The new affordability percentage is essential for applicable large employers (ALEs) to know because the ACA requires them to offer affordable, minimum value health coverage to their full-time employees or pay an employer mandate penalty. The affordability percentage decrease for 2022 means that employers may need to increase the amount that they contribute towards employee coverage in order for their employee benefits to remain affordable.
The IRS has created three safe harbors for group health plans to establish and report on benefits affordability: the federal poverty line safe harbor, the rate of pay safe harbor, and the W-2 safe harbor (which is based on Box 1 of the W-2). The rate-of-pay and the W-2 safe harbors are calculated on an employee-by-employee basis, while the federal poverty line safe harbor is a dollar constant. A monthly employee contribution of $103.14 or less will satisfy the federal poverty line safe harbor in 2022, as the federal poverty line for a single individual is $12,880 in everywhere but Alaska and Hawaii.
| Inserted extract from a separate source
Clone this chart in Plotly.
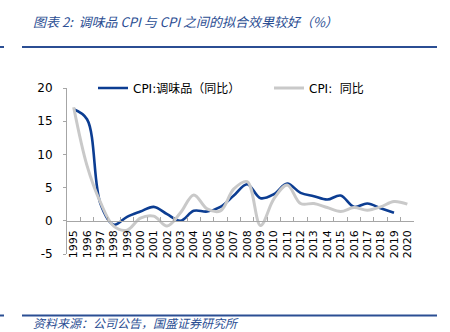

It is important for employers to keep in mind that the ACA health insurance exchange marketplaces also consider affordability when determining an employee’s eligibility for a premium tax credit. If an ALE’s full-time employee purchases exchange-based individual coverage and receives a PTC because their lowest-cost, employee-only monthly contribution exceeds 9.61% of their household income for the 2022 plan year, that credit will trigger a shared responsibility penalty for the employer.